From my experience Anthem Blue Cross was rarely the SLCSP plan in most regions. The SLCSP plan is not based necessarily on region. It is based on the consumer’s zip code. Not all plans are available in all zip codes of a region. This frequently happens when a carrier such as Kaiser only services part of a county. The Covered California chart may show Anthem Blue Cross, Blue Shield, and Kaiser as available health plans. But in some zip codes, where Kaiser is not available, consumers may only have had Blue Cross or Blue Shield as choices.

2018 Covered California regional map with table of individual and family health plan carriers.

If a consumer was in a market where the only choices were Blue Cross and Blue Shield, and Blue Cross was the SLCSP (Blue Shield necessarily being the least expensive Silver plan offered) then these consumers may see their relative tax credit subsidy decrease.

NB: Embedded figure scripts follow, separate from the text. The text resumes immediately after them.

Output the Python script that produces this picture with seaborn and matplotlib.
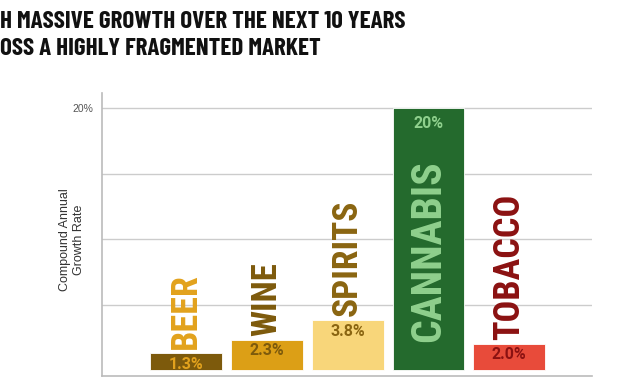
import matplotlib
matplotlib.use("Agg")
import matplotlib.pyplot as plt
import seaborn as sns
import pandas as pd

# Data
categories = ["BEER", "WINE", "SPIRITS", "CANNABIS", "TOBACCO"]
growth = [1.3, 2.3, 3.8, 20.0, 2.0]
value_labels = ["1.3%", "2.3%", "3.8%", "20%", "2.0%"]

bar_colors = ["#7d5a0c", "#dc9f16", "#f8d67a", "#246a2d", "#e84b3a"]
text_colors = ["#e2a21d", "#7d5a0c", "#8a6511", "#8fd08d", "#8b1111"]
label_sizes = [26, 25, 25.5, 30, 26]

COND = ["Roboto Condensed", "Barlow Condensed", "DejaVu Sans"]
TITLE_FONT = ["Barlow Condensed", "Roboto Condensed", "DejaVu Sans"]

df = pd.DataFrame({"Category": categories, "Growth": growth})

sns.set_theme(style="white")
plt.rcParams["font.family"] = ["Liberation Sans", "DejaVu Sans"]

fig = plt.figure(figsize=(6.2, 3.9), dpi=100)
ax = fig.add_axes([0.1645, 0.0359, 0.790, 0.7256])

sns.barplot(
    data=df, x="Category", y="Growth", hue="Category",
    palette=bar_colors, width=0.89, legend=False, ax=ax,
    edgecolor="#ffffff", linewidth=0.6, saturation=1,
)

ax.set_xlim(-1.04, 5.02)
ax.set_ylim(-0.46, 21.15)
ax.set_yticks([5, 10, 15, 20])
ax.set_yticklabels(["", "", "", "20%"], fontsize=7.5, color="#555555")
ax.tick_params(axis="y", length=0, pad=6.5)
ax.set_xticks([])
ax.set_xlabel("")
ax.set_ylabel("")
ax.yaxis.grid(True, color="#cccccc", linewidth=1)
ax.set_axisbelow(True)
for side in ["top", "right"]:
    ax.spines[side].set_visible(False)
for side in ["left", "bottom"]:
    ax.spines[side].set_color("#bbbbbb")
    ax.spines[side].set_linewidth(1.2)

# category names, rotated
for i, (name, val) in enumerate(zip(categories, growth)):
    if name == "CANNABIS":
        ax.text(i, 2.1, name, rotation=90, ha="center", va="bottom",
                fontsize=label_sizes[i], fontweight="bold", color=text_colors[i],
                family=COND)
    else:
        ax.annotate(name, (i, val), xytext=(0, 3), textcoords="offset points",
                    rotation=90, ha="center", va="bottom",
                    fontsize=label_sizes[i], fontweight="bold", color=text_colors[i],
                    family=COND)
    off = -11 if name == "CANNABIS" else -8
    ax.annotate(value_labels[i], (i, val), xytext=(0, off), textcoords="offset points",
                ha="center", va="center", fontsize=11.5, fontweight="bold",
                color=text_colors[i], family=["Roboto", "DejaVu Sans"])

# y label
fig.text(72 / 620, 1 - 240 / 390, "Compound Annual\nGrowth Rate", rotation=90,
         ha="center", va="center", multialignment="center", fontsize=9,
         color="#333333", linespacing=1.2)

# title (cropped at the left edge as in the source)
fig.text(0.0, 1 - 28 / 390, "H MASSIVE GROWTH OVER THE NEXT 10 YEARS",
         ha="left", va="baseline", fontsize=18, fontweight="bold",
         color="#111111", family=TITLE_FONT)
fig.text(0.0, 1 - 55 / 390, "OSS A HIGHLY FRAGMENTED MARKET",
         ha="left", va="baseline", fontsize=18, fontweight="bold",
         color="#111111", family=TITLE_FONT)

fig.savefig("out.png", dpi=100)
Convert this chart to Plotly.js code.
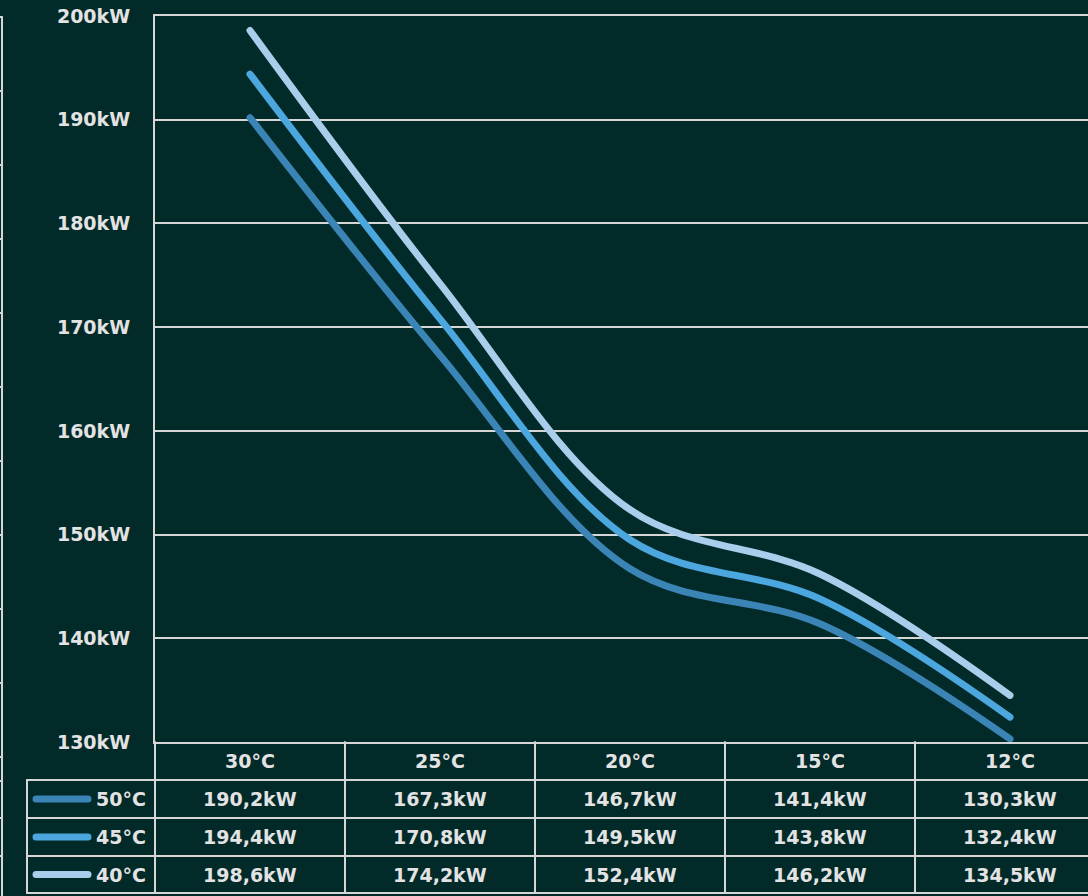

This will hold true if the Blue Shield plan, and now the only plan available, continues to have a rate lower than what Blue Cross would have had in 2018.

The Second Lowest Cost Silver Plan determines the amount of monthly tax credit subsidy for ACA.

However, in regions where Anthem Blue Cross will continue to offer plans (Regions 1, 7, & 10) they may become the SLCSP if they significantly raise their premiums. Anthem Blue Cross doesn’t even want to be in the California market for individual and family plans, perhaps the most stable IFP market in all of the U.S. But if Blue Cross really inflates their rates to either make money or dissuade enrollment, that will float up the subsidy for all consumers in that region when the only two choices are Blue Shield and Blue Cross.

Of course, in regions where Blue Shield was more expensive, and is now the only carrier, the SLCSP rate will increase – assuming that Blue Shield doesn’t have a drastic rate reduction. This will provide a greater tax credit – all things being equal such as household size and income. Even though every family’s situation is unique and income changes from year to year, in many instances, the loss of Anthem Blue Cross should not adversely impact the relative size of the monthly tax credit for most households. But where Blue Cross is the SLCSP, with potentially significantly higher rates than Blue Shield, people enrolling in Blue Shield plans will see even lower monthly rates because the subsidies will be higher.